In State v. Johnston, supra, this Court held that an assault with an unloaded revolver constituted an assault with a dangerous weapon as defined by LSA-R.S. 14:2, stating:

"Under the definition of article 2 a dangerous weapon is not necessarily an instrumentality that can or will, without some intervening circumstance, produce death or great bodily harm; neither, thereunder, is it only one which in itself is likely to produce the stated result. Rather, the codal provision contemplates and specifically provides for `any * * * instrumentality, which in the manner used, is calculated or likely to produce death or great bodily harm.' "As before shown, this defendant, while obviously drunk, broke into a private home. Unknown to the many persons assembled there, he, in a threatening and hostile manner, pointed and clicked his large revolver at them. Certainly they could assume that the gun would fire; its appearance was that of one in good working condition, and they had heard, momentarily before, the firing of shots nearby. Clearly, the revolver, under these circumstances or in the manner that it was used by defendant, was likely to produce, at least, great bodily harm to those assaulted. It, therefore, was a dangerous weapon. "Usually in a situation of that kind the person so assaulted attempts to escape, to wrest the gun from the assailant, or to deliver to him some death dealing blow; and, in making any of these attempts, serious injury often results. Moreover, under the circumstances that existed here, as the trial judge correctly points out, `the complainants, in order to repel their assailant, would have been justified if they had either inflicted great bodily harm upon him or slain him, because it was reasonable for them to believe that their lives were placed in danger by the conduct of the defendant. * * *' Fortunately, however, defendant's unpardonable intrusion and perilous adventure produced none of those usual occurrences."

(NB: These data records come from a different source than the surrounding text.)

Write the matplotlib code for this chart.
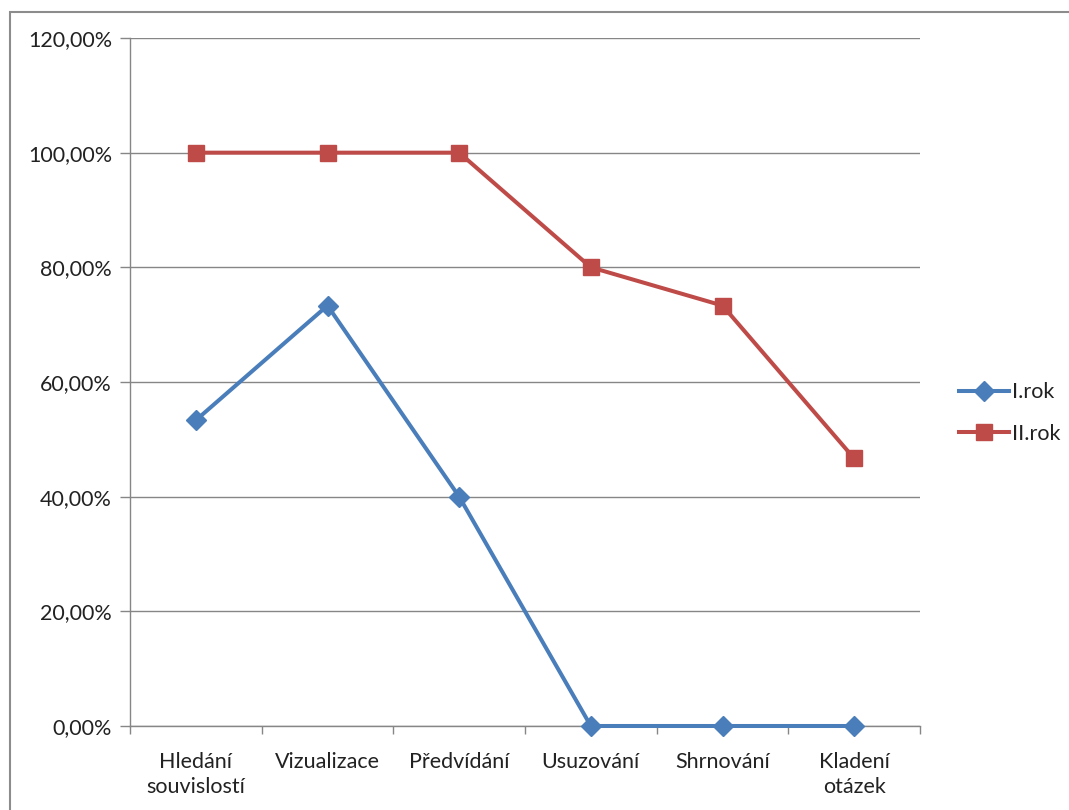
import matplotlib
matplotlib.use("Agg")
import matplotlib.pyplot as plt
from matplotlib.patches import Rectangle
from matplotlib.ticker import FuncFormatter, MultipleLocator

categories = ["Hledání\nsouvislostí", "Vizualizace", "Předvídání", "Usuzování", "Shrnování", "Kladení\notázek"]
rok1 = [53.33, 73.33, 40.0, 0.0, 0.0, 0.0]
rok2 = [100.0, 100.0, 100.0, 80.0, 73.33, 46.67]
series_names = ["I.rok", "II.rok"]

plt.rcParams['font.family'] = ['Lato', 'DejaVu Sans']

fig = plt.figure(figsize=(10.69, 8.10), dpi=100)
fig.patches.append(Rectangle((10/1069, -0.1), 1.2, 1 - 12/810 + 0.1, transform=fig.transFigure,
                             fill=False, edgecolor='#8c8c8c', linewidth=1.5, zorder=0))

ax = fig.add_axes([130/1069, 1 - 726/810, 790/1069, 688/810])
x = list(range(len(categories)))
ax.plot(x, rok1, color='#4a7ebb', linewidth=2.9, marker='D', markersize=10, label=series_names[0], zorder=3, clip_on=False)
ax.plot(x, rok2, color='#be4b48', linewidth=2.9, marker='s', markersize=11.5, label=series_names[1], zorder=3, clip_on=False)

ax.set_xlim(-0.5, len(categories) - 0.5)
ax.set_ylim(0, 120)
ax.yaxis.set_major_locator(MultipleLocator(20))
ax.yaxis.set_major_formatter(FuncFormatter(lambda v, p: f"{v:.2f}".replace('.', ',') + "%"))
ax.grid(axis='y', color='#868686', linewidth=1)
ax.set_axisbelow(True)

ax.set_xticks(x)
ax.set_xticklabels(categories, fontsize=15.5, color='#222222', linespacing=1.3)
ax.set_xticks([i - 0.5 for i in range(len(categories) + 1)], minor=True)
ax.tick_params(axis='x', which='major', length=0, pad=19)
ax.tick_params(axis='x', which='minor', length=6, color='#868686', width=1)
ax.tick_params(axis='y', length=7, color='#868686', width=1, labelsize=15.5, labelcolor='#222222', pad=6)

for s in ['top', 'right']:
    ax.spines[s].set_visible(False)
for s in ['left', 'bottom']:
    ax.spines[s].set_color('#868686')
    ax.spines[s].set_linewidth(1)

leg = fig.legend(loc='center left', bbox_to_anchor=(940/1069, 1 - 413/810), frameon=False,
                 fontsize=15.5, handlelength=2.3, handletextpad=0.15, labelspacing=1.0, labelcolor='#222222')

fig.savefig("out.png", dpi=100)
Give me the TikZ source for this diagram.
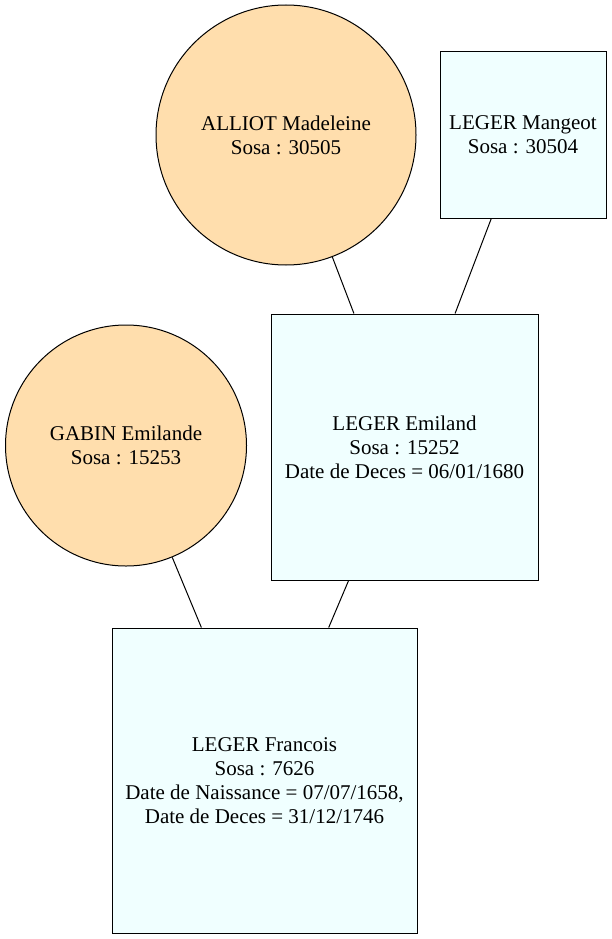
\documentclass[tikz,border=0pt]{standalone}
\usepackage{xcolor}
\usepackage{fontspec}
\setmainfont{Liberation Serif}
\usepackage{tikz}
\usetikzlibrary{positioning}

\definecolor{womanfill}{HTML}{FFDEAD}
\definecolor{manfill}{HTML}{F0FFFF}

\tikzset{
  person/.style={draw, line width=1pt, align=center, inner sep=0pt,
    font=\fontsize{21}{24}\selectfont},
  woman/.style={person, circle, fill=womanfill, minimum size=#1},
  man/.style={person, rectangle, fill=manfill, minimum size=#1},
  link/.style={line width=1pt}
}

\begin{document}
\begin{tikzpicture}[x=1pt, y=-1pt]
  % Fix the page size
  \useasboundingbox (0,0) rectangle (612,939);

  % Draw the people
  \node[woman=260] (alliot) at (286,135) {ALLIOT Madeleine\\Sosa : 30505};
  \node[man=166] (mangeot) at (523,135) {LEGER Mangeot\\Sosa : 30504};
  \node[man=266, minimum width=267] (emiland) at (404.5,447) {LEGER Emiland\\Sosa : 15252\\Date de Deces = 06/01/1680};
  \node[woman=241] (gabin) at (126,445.5) {GABIN Emilande\\Sosa : 15253};
  \node[man=305] (francois) at (264.5,780.5) {LEGER Francois\\Sosa : 7626\\Date de Naissance = 07/07/1658,\\Date de Deces = 31/12/1746};

  % Join children to parents
  \draw[link] (emiland) -- (alliot);
  \draw[link] (emiland) -- (mangeot);
  \draw[link] (francois) -- (gabin);
  \draw[link] (francois) -- (emiland);
\end{tikzpicture}
\end{document}
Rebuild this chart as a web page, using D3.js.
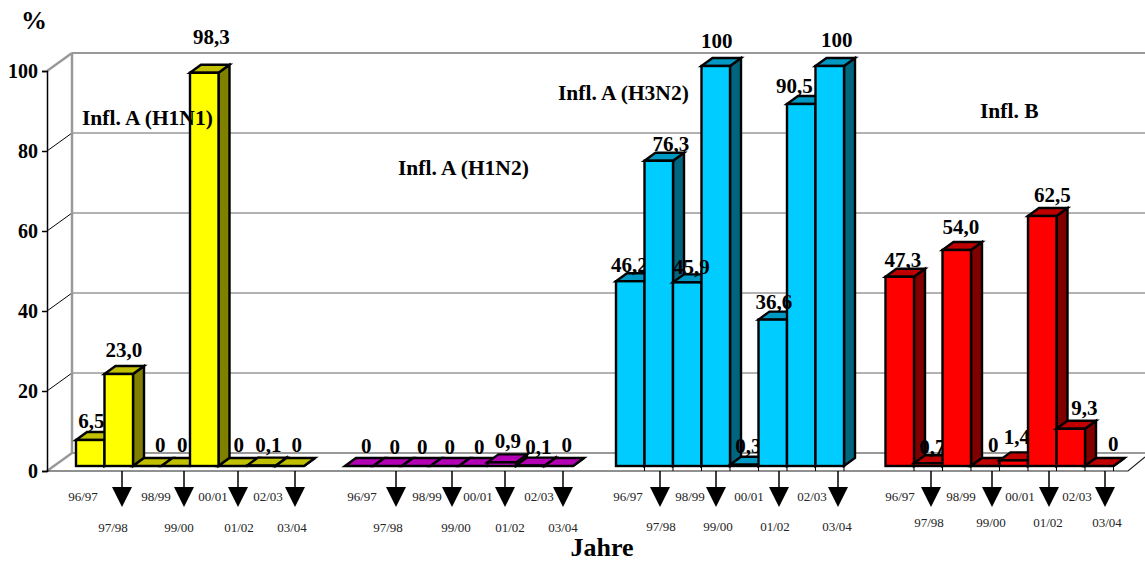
<!DOCTYPE html>
<html>
<head>
<meta charset="utf-8">
<script src="https://cdn.jsdelivr.net/npm/d3@7"></script>
<style>
    html, body { margin: 0; padding: 0; background: #fff; overflow: hidden; }
    text { font-family: "Liberation Serif", serif; }
</style>
</head>
<body>
<div class="vis"></div>
<script>
const seasons = ['96/97', '97/98', '98/99', '99/00', '00/01', '01/02', '02/03', '03/04'];
const yTicks = [0, 20, 40, 60, 80, 100];

// values as printed above the bars
const h1n1 = [6.5, 23.0, 0, 0, 98.3, 0, 0.1, 0];
const h1n2 = [0, 0, 0, 0, 0, 0.9, 0.1, 0];
const h3n2 = [46.2, 76.3, 45.9, 100, 0.3, 36.6, 90.5, 100];
const inflB = [47.3, 0.7, 54.0, 0, 1.4, 62.5, 9.3, 0];

const h1n1Labels = ['6,5', '23,0', '0', '0', '98,3', '0', '0,1', '0'];
const h1n2Labels = ['0', '0', '0', '0', '0', '0,9', '0,1', '0'];
const h3n2Labels = ['46,2', '76,3', '45,9', '100', '0,3', '36,6', '90,5', '100'];
const inflBLabels = ['47,3', '0,7', '54,0', '0', '1,4', '62,5', '9,3', '0'];

const width = 1145, height = 562;
const depth = { x: 11, y: 8 };

let svg = d3.select('.vis')
    .append('svg')
    .attr('width', width)
    .attr('height', height)
    .style('display', 'block');

// front of the axis, back wall and bars each sit at a different depth
const yFront = d3.scaleLinear().domain([0, 100]).range([471, 71]);
const yBack = d3.scaleLinear().domain([0, 100]).range([453, 53]);
const yBar = d3.scaleLinear().domain([0, 100]).range([466, 66]);

// back wall
svg.append('g')
    .selectAll('line')
    .data(yTicks)
    .join('line')
    .attr('x1', 72)
    .attr('x2', width)
    .attr('y1', d => yBack(d))
    .attr('y2', d => yBack(d))
    .attr('stroke', d => (d === 0 || d === 100) ? '#999' : '#666')
    .attr('stroke-width', d => (d === 0 || d === 100) ? 2 : 1);

svg.append('g')
    .selectAll('line')
    .data(yTicks)
    .join('line')
    .attr('x1', 47)
    .attr('x2', 72)
    .attr('y1', d => yFront(d))
    .attr('y2', d => yBack(d))
    .attr('stroke', d => (d === 0 || d === 100) ? '#999' : '#000')
    .attr('stroke-width', d => (d === 0 || d === 100) ? 2.5 : 1);

svg.append('line')
    .attr('x1', 72).attr('x2', 72)
    .attr('y1', yBack(100)).attr('y2', yBack(0))
    .attr('stroke', '#999')
    .attr('stroke-width', 2.5);

// floor front edge
svg.append('path')
    .attr('d', d3.line()([[47, yFront(0)], [1128, yFront(0)], [width, 457]]))
    .attr('fill', 'none')
    .attr('stroke', '#222')
    .attr('stroke-width', 1.2);

let yAxis = svg.append('g')
    .attr('transform', 'translate(47,0)')
    .call(d3.axisLeft(yFront).tickValues(yTicks).tickSize(5).tickPadding(4));
yAxis.select('.domain').attr('stroke', '#000').attr('stroke-width', 1.5);
yAxis.selectAll('line').attr('stroke', '#000').attr('stroke-width', 1.5);
yAxis.selectAll('text')
    .style('font-family', '"Liberation Serif", serif')
    .style('font-size', '20px')
    .style('font-weight', 'bold')
    .attr('fill', '#000');

svg.append('text').attr('x', 34).attr('y', 29)
    .attr('text-anchor', 'middle')
    .style('font-size', '26px').style('font-weight', 'bold')
    .text('%');

svg.append('text').attr('x', 602).attr('y', 556)
    .attr('text-anchor', 'middle')
    .style('font-size', '26px').style('font-weight', 'bold')
    .text('Jahre');

const groups = [
    {
        values: h1n1, labels: h1n1Labels, start: 76,
        front: '#ffff00', top: '#c0c000', side: '#808000',
        nudge: [[-3, 2], [1, -3], [9, 0], [2.5, 0], [3, -15], [2, 0], [3, 0], [3, 0]],
        arrows: [122, 184, 238, 295],
        upper: [83, 156, 213, 268], lower: [113, 179, 239, 292], lowerY: 528,
        ticks: false
    },
    {
        values: h1n2, labels: h1n2Labels, start: 345,
        front: '#c000c0', top: '#b400b4', side: '#800080',
        nudge: [[3, 1], [3, 2], [2, 2], [1, 2], [2, 2], [2, 0], [4, 2], [4, 0]],
        arrows: [396, 452, 505, 563],
        upper: [362, 427, 478, 539], lower: [388, 456, 510, 563], lowerY: 528,
        ticks: false
    },
    {
        values: h3n2, labels: h3n2Labels, start: 616,
        front: '#00ccff', top: '#0099c4', side: '#006680',
        nudge: [[-5, 5], [8, 4], [0, 6], [-3, -4], [0, 2], [-3, 3], [-11, 3], [3, -5]],
        arrows: [660, 716, 779, 838],
        upper: [628, 690, 749, 812], lower: [661, 718, 775, 837], lowerY: 527,
        ticks: true
    },
    {
        values: inflB, labels: inflBLabels, start: 885.5,
        front: '#ff0000', top: '#c00000', side: '#800000',
        nudge: [[-1, 4], [0, 5], [0, -2], [4, 0], [-1, -2], [6, 0], [9.5, 0], [10, -1]],
        arrows: [931, 992, 1049, 1105],
        upper: [900, 961, 1020, 1077], lower: [929, 991, 1048, 1107], lowerY: 523,
        ticks: true
    }
];

const barWidth = 28.5;

groups.forEach(function (g) {
    const x = d3.scaleBand()
        .domain(seasons)
        .range([g.start, g.start + barWidth * seasons.length]);

    const rows = seasons.map((s, i) => ({ season: s, value: g.values[i], label: g.labels[i], nudge: g.nudge[i] }));

    // ticks on the floor edge below the bars
    if (g.ticks) {
        svg.append('g')
            .selectAll('line')
            .data(seasons.slice(1).concat(['end']))
            .join('line')
            .attr('x1', d => d === 'end' ? x.range()[1] : x(d))
            .attr('x2', d => d === 'end' ? x.range()[1] : x(d))
            .attr('y1', yBar(0))
            .attr('y2', yFront(0))
            .attr('stroke', '#000');
    }

    // one group per bar, so a later bar covers the label of the one before
    let barLayer = svg.append('g');
    let bars = barLayer
        .selectAll('g')
        .data(rows)
        .join('g')
        .attr('stroke', '#000')
        .attr('stroke-width', 2.4)
        .attr('stroke-linejoin', 'miter');

    bars.append('path')
        .attr('fill', g.side)
        .attr('d', function (d) {
            const r = x(d.season) + barWidth, t = yBar(d.value), b = yBar(0);
            return d3.line()([[r, t], [r + depth.x, t - depth.y], [r + depth.x, b - depth.y], [r, b]]) + 'Z';
        });

    bars.append('path')
        .attr('fill', g.top)
        .attr('d', function (d) {
            const l = x(d.season), r = l + barWidth, t = yBar(d.value);
            return d3.line()([[l, t], [l + depth.x, t - depth.y], [r + depth.x, t - depth.y], [r, t]]) + 'Z';
        });

    bars.append('rect')
        .attr('fill', g.front)
        .attr('x', d => x(d.season))
        .attr('y', d => yBar(d.value))
        .attr('width', barWidth)
        .attr('height', d => yBar(0) - yBar(d.value));

    bars.append('text')
        .attr('x', d => x(d.season) + barWidth / 2 + 4 + d.nudge[0])
        .attr('y', d => yBar(d.value) - 14 + d.nudge[1])
        .attr('text-anchor', 'middle')
        .attr('stroke', 'none')
        .attr('fill', '#000')
        .style('font-size', '21px')
        .style('font-weight', 'bold')
        .text(d => d.label);

    // these two labels stay in front of the neighbouring bar
    bars.filter(d => d.label === '45,9' || d.label === '36,6').select('text').each(function () {
        barLayer.node().appendChild(this);
    });

    // every second season hangs under an arrow
    let arrows = svg.append('g')
        .selectAll('g')
        .data(g.arrows)
        .join('g')
        .attr('transform', d => 'translate(' + d + ',0)');

    arrows.append('line')
        .attr('y1', yFront(0)).attr('y2', 490)
        .attr('stroke', '#000').attr('stroke-width', 1.5);

    arrows.append('path')
        .attr('d', d3.line()([[-10, 487], [10, 487], [0, 507]]) + 'Z')
        .attr('fill', '#000');

    // group opacity keeps the small labels in plain grey antialiasing
    svg.append('g')
        .style('opacity', 0.99)
        .selectAll('text')
        .data(seasons)
        .join('text')
        .attr('x', (d, i) => i % 2 === 0 ? g.upper[i / 2] : g.lower[(i - 1) / 2])
        .attr('y', (d, i) => i % 2 === 0 ? 501 : g.lowerY + 4)
        .attr('text-anchor', 'middle')
        .attr('fill', '#222')
        .style('font-size', '13px')
        .text(d => d);
});

// series names sit on top of the bars
const seriesNames = ['Infl. A (H1N1)', 'Infl. A (H1N2)', 'Infl. A (H3N2)', 'Infl. B'];
const seriesNameAt = [[82, 125], [398, 175], [558, 100], [980, 118]];

svg.append('g')
    .selectAll('text')
    .data(seriesNames)
    .join('text')
    .attr('x', (d, i) => seriesNameAt[i][0])
    .attr('y', (d, i) => seriesNameAt[i][1])
    .attr('fill', '#000')
    .style('font-size', '21.5px')
    .style('font-weight', 'bold')
    .text(d => d);
</script>
</body>
</html>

*754 Defendant argues that the rejected jury instruction is proper, because it is based upon a jury-finding that the pistol was used exclusively as a firearm and not as a bludgeon. This argument, however, is faulty. When an empty gun is pointed at the victim and not actually used as a bludgeon, it may nonetheless be a dangerous weapon. Both a continuous threat and capability exist that it will be used as a bludgeon.

In People v. Egan, 77 Cal. App. 279, 246 P. 337, the Court said:

"It is a matter of common knowledge that in committing robbery pistols are frequently used as bludgeons rather than as firearms."

To be classified as a dangerous weapon under the cited articles, a pistol need not be capable of firing or inherently dangerous. See State v. Murff, 215 La. 40, 39 So. 2d 817; State v. Reynolds, 209 La. 455, 24 So. 2d 818.

The criminal law is designed, not merely to fix the moral guilt of the offender, but also to protect the rights of the general public and the victim. A reasonable construction of the armed robbery provisions here can preserve that design. An unloaded revolver in the hands of a person intent on divesting another of his money is a dangerous weapon. We hold that a person who commits a robbery by pointing an unloaded and unworkable pistol at the victim can be adjudged guilty of armed robbery. For us to hold otherwise would be to build into our law an "unloaded weapon" defense that would defeat most prosecutions for armed robbery except when the offender is captured at the scene and his weapon seized.

We affirm the special charge rulings of the trial judge.

For the reasons assigned, the conviction and sentence are affirmed.


[1] LSA-R.S. 14:65:

"Simple robbery is the theft of anything of value from the person of another or which is in the immediate control of another, by use of force or intimidation, but not armed with a dangerous weapon.

"Whoever commits the crime of simple robbery shall be imprisoned, with or without hard labor, for not more than five years."

[2] As an illustration, the victim in the present case shot at the offenders as they left the scene.